In the material below, the lines containing the word "with" are required; copy each of them.

○ ○ ○ ○ ○ ○ ○

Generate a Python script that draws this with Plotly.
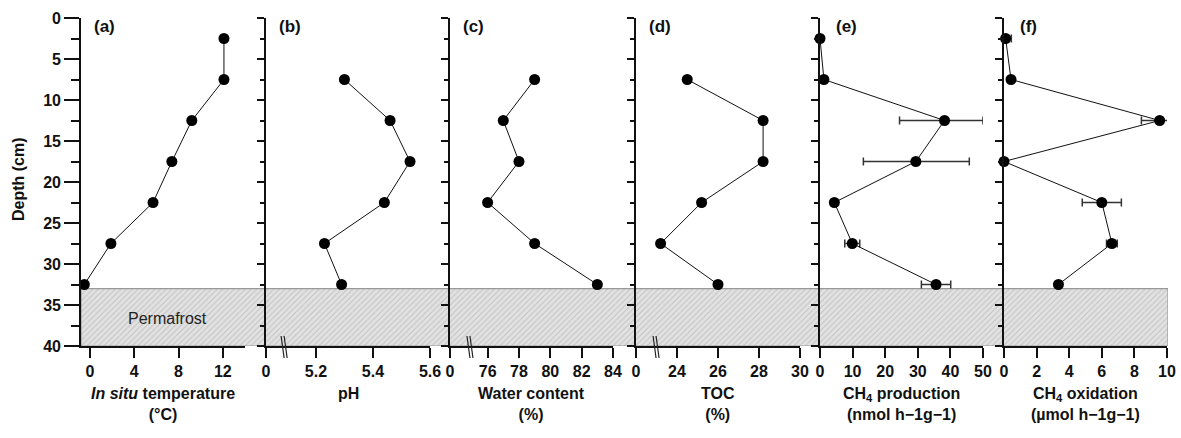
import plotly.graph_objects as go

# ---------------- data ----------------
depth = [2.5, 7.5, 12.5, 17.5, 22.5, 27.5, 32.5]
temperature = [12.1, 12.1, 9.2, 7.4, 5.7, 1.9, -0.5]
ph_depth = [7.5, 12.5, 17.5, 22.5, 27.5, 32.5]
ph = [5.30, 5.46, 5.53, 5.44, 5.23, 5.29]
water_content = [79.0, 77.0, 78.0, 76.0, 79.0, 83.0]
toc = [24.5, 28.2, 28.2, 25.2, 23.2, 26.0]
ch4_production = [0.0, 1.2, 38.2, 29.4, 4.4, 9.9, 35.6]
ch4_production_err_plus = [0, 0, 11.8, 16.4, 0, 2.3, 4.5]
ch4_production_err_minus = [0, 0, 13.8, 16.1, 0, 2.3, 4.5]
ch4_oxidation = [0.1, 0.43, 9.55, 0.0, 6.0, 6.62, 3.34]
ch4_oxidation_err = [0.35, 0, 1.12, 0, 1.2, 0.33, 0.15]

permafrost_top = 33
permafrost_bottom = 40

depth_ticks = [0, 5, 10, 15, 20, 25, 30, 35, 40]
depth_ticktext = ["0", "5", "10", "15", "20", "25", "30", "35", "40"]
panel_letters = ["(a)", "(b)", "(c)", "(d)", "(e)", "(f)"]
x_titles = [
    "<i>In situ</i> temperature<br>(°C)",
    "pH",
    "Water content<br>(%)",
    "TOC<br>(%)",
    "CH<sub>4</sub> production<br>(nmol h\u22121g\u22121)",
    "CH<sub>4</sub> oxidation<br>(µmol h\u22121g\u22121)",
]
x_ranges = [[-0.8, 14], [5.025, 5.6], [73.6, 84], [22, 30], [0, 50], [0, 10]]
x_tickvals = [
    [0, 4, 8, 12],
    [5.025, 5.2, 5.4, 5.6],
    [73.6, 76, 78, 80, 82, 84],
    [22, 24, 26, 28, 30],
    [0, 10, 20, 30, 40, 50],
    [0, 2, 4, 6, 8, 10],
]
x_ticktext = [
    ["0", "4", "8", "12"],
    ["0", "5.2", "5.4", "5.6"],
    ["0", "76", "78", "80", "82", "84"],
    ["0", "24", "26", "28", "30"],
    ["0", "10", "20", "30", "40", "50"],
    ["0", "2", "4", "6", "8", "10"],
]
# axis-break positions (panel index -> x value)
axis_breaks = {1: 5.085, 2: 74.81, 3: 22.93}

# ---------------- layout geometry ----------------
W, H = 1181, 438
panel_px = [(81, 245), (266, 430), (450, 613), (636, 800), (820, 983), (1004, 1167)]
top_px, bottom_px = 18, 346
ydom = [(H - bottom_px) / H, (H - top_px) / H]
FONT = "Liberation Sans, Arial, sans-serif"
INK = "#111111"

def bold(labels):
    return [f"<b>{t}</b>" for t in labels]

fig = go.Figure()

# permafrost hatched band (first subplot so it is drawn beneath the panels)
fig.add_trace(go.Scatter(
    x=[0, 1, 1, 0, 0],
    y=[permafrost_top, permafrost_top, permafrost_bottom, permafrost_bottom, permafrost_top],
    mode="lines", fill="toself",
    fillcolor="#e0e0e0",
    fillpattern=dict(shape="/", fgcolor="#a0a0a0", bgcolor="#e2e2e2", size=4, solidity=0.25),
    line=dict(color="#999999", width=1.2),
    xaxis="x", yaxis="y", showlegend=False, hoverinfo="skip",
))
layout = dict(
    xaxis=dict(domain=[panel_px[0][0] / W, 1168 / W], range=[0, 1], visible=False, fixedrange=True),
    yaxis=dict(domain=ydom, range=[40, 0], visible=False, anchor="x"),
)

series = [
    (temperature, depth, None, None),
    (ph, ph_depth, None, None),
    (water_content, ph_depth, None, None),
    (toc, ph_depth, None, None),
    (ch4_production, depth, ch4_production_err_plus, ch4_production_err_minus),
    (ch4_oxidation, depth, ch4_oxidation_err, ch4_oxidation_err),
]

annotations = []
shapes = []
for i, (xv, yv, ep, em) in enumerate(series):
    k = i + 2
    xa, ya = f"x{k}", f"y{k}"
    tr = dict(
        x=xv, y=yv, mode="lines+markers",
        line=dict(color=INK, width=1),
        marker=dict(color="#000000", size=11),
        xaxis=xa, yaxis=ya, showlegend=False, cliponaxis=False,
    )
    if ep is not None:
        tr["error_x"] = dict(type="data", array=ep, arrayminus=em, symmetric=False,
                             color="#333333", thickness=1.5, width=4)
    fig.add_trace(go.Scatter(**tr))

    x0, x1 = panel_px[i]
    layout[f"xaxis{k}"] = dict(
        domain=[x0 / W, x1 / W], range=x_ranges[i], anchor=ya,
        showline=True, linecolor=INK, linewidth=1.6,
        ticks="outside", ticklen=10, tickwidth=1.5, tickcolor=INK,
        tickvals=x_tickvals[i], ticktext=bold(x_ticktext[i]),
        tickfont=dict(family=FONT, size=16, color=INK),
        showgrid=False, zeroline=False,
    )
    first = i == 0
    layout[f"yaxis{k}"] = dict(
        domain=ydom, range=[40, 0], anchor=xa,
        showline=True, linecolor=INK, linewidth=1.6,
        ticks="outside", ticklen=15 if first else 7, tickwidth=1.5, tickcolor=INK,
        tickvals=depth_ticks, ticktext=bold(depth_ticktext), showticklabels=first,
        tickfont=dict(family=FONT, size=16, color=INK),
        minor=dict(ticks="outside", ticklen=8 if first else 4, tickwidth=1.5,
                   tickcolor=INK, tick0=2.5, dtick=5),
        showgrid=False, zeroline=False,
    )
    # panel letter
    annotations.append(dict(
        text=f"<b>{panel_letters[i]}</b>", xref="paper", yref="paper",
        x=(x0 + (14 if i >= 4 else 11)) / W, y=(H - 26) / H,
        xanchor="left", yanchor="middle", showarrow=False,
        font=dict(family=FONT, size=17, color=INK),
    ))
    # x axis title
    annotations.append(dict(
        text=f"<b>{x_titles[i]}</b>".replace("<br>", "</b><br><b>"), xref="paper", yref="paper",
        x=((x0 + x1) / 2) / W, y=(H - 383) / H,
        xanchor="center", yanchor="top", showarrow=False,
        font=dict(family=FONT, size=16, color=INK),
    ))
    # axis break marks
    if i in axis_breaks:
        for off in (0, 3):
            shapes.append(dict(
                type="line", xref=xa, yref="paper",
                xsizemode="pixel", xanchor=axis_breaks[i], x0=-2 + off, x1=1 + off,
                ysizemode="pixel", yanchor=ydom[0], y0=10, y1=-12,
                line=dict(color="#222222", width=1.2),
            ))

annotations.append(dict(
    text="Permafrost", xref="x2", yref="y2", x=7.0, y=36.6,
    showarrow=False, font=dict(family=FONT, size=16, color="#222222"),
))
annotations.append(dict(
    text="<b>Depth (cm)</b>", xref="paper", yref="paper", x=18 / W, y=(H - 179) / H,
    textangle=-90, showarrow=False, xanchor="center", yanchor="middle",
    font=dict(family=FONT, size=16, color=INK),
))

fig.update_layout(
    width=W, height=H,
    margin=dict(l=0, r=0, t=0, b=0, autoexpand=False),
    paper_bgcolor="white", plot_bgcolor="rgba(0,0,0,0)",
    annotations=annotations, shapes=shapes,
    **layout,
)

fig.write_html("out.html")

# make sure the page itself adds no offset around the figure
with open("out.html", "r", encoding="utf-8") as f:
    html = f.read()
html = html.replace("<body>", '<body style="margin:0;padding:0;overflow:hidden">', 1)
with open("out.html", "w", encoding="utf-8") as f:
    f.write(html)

○ ○ ○ ○ ○ ○ ○

### THE RESULT
Generate a Python script that draws this with Plotly.
with open("out.html", "r", encoding="utf-8") as f:
with open("out.html", "w", encoding="utf-8") as f:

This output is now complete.